-- begin Given data --

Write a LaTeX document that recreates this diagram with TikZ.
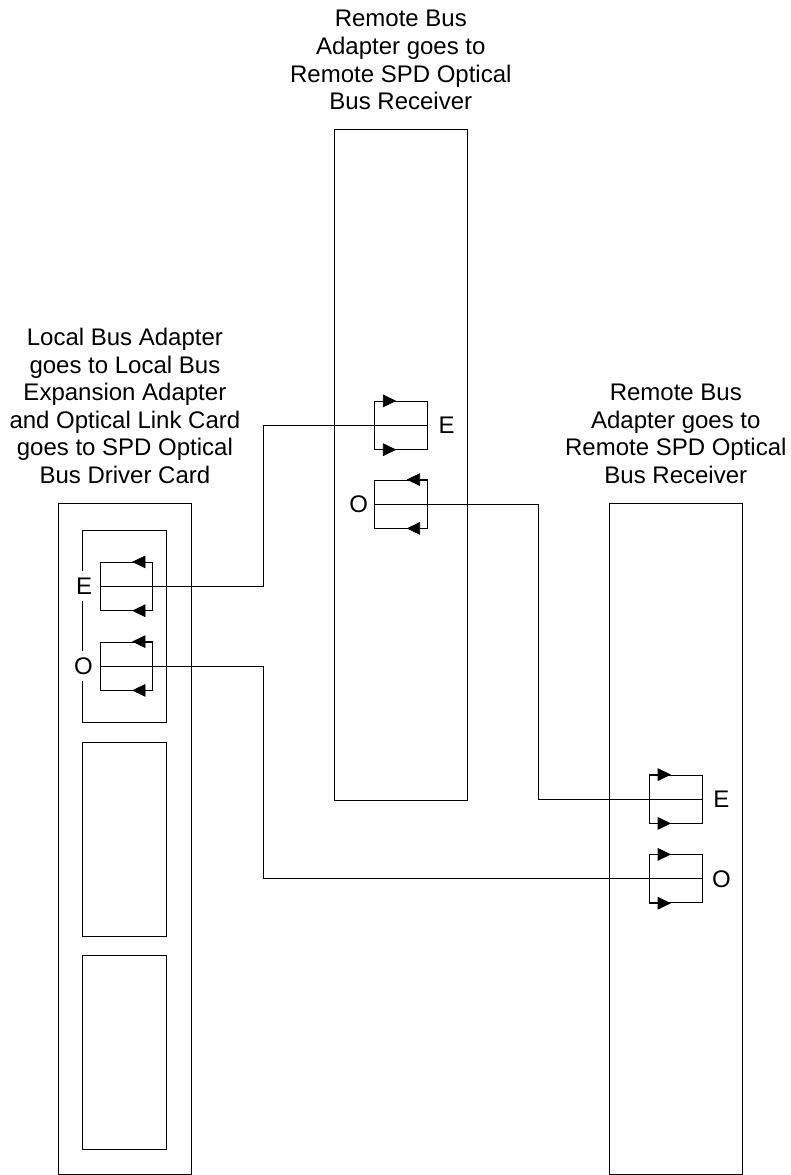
\documentclass[tikz,border=0pt]{standalone}
\usepackage{fontspec}
\setmainfont{Liberation Sans}
\usepackage{tikz}
\usetikzlibrary{positioning,arrows.meta}
\tikzset{
  unit/.style={draw, line width=0.7pt, minimum width=99.75pt, minimum height=503.25pt, inner sep=0pt},
  card/.style={draw, line width=0.6pt, minimum width=63pt, minimum height=145.5pt, inner sep=0pt},
  conn/.style={draw, line width=0.6pt, minimum width=39.5pt, minimum height=36pt, inner sep=0pt},
  capt/.style={font=\fontsize{18}{20.7}\selectfont, align=center, inner sep=0pt},
  port/.style={font=\fontsize{18}{20.7}\selectfont, inner sep=0pt},
  wire/.style={line width=0.6pt},
  tip/.style={-{Triangle[length=10pt,width=9.5pt]}, line width=0.6pt},
}

\begin{document}
\begin{tikzpicture}[x=0.75pt, y=-0.75pt]
\useasboundingbox (0,0) rectangle (791,1175);
% --- the three adapters ---
\node[unit] (local) at (124.9,838.7) {};
\node[unit] (remA)  at (400.8,464.8) {};
\node[unit] (remB)  at (675.8,838.6) {};
\node[capt, above=14pt of local] {Local Bus Adapter\\goes to Local Bus\\Expansion Adapter\\and Optical Link Card\\goes to SPD Optical\\Bus Driver Card};
\node[capt, above=14pt of remA] {Remote Bus\\Adapter goes to\\Remote SPD Optical\\Bus Receiver};
\node[capt, above=14pt of remB] {Remote Bus\\Adapter goes to\\Remote SPD Optical\\Bus Receiver};

% --- cards in the local adapter ---
\node[card, minimum height=144.5pt] (olc) at (124.7,626.4) {};
\node[card] (slot2) at (124.7,839.7) {};
\node[card] (slot3) at (124.7,1052.3) {};

% --- connectors ---
\node[conn] (lE) at (126.4,586.3) {};
\node[conn] (lO) at (126.4,666) {};
\node[conn] (aE) at (401,425.3) {};
\node[conn] (aO) at (401,504) {};
\node[conn] (bE) at (675.7,799) {};
\node[conn] (bO) at (675.7,878.8) {};
\node[port, fill=white, inner xsep=1pt, inner ysep=5pt, left=4.5pt of lE] (lEl) {E};
\node[port, fill=white, inner xsep=1pt, inner ysep=5pt, left=4pt of lO] (lOl) {O};
\node[port, right=8pt of aE] (aEl) {E};
\node[port, left=4.5pt of aO] (aOl) {O};
\node[port, right=8pt of bE] (bEl) {E};
\node[port, right=7pt of bO] (bOl) {O};
\foreach \c in {aE,bE,bO} {
  \draw[tip] (\c.north west) -- ++(22,0);
  \draw[tip] (\c.south west) -- ++(22,0);
}
\foreach \c in {lE,lO,aO} {
  \draw[tip] (\c.north east) -- ++(-21,0);
  \draw[tip] (\c.south east) -- ++(-21,0);
}

% --- fibre runs ---
\coordinate (busL) at (263,0);
\coordinate (busR) at (538,0);
\draw[wire] (lE.west) -- (lE.west -| busL) |- (aE.east);
\draw[wire] (lO.west) -- (lO.west -| busL) |- (bO.east);
\draw[wire] (aO.west) -- (aO.west -| busR) |- (bE.east);
\end{tikzpicture}
\end{document}
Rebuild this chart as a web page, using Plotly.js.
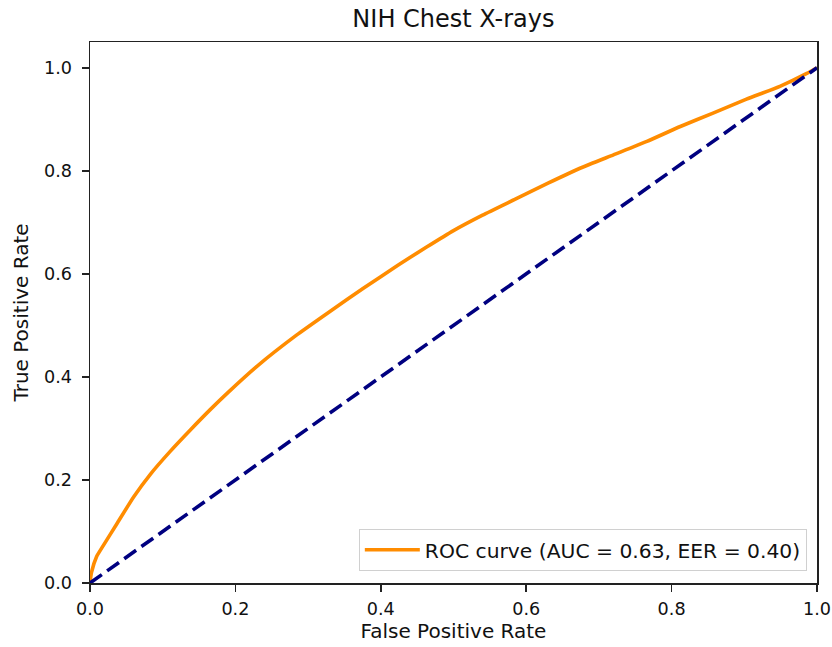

-- end Given data --

**What needs to be done:** From the listing above, return each line with the word "this".

**Solution to the exercise:**
Write a LaTeX document that recreates this diagram with TikZ.
Rebuild this chart as a web page, using Plotly.js.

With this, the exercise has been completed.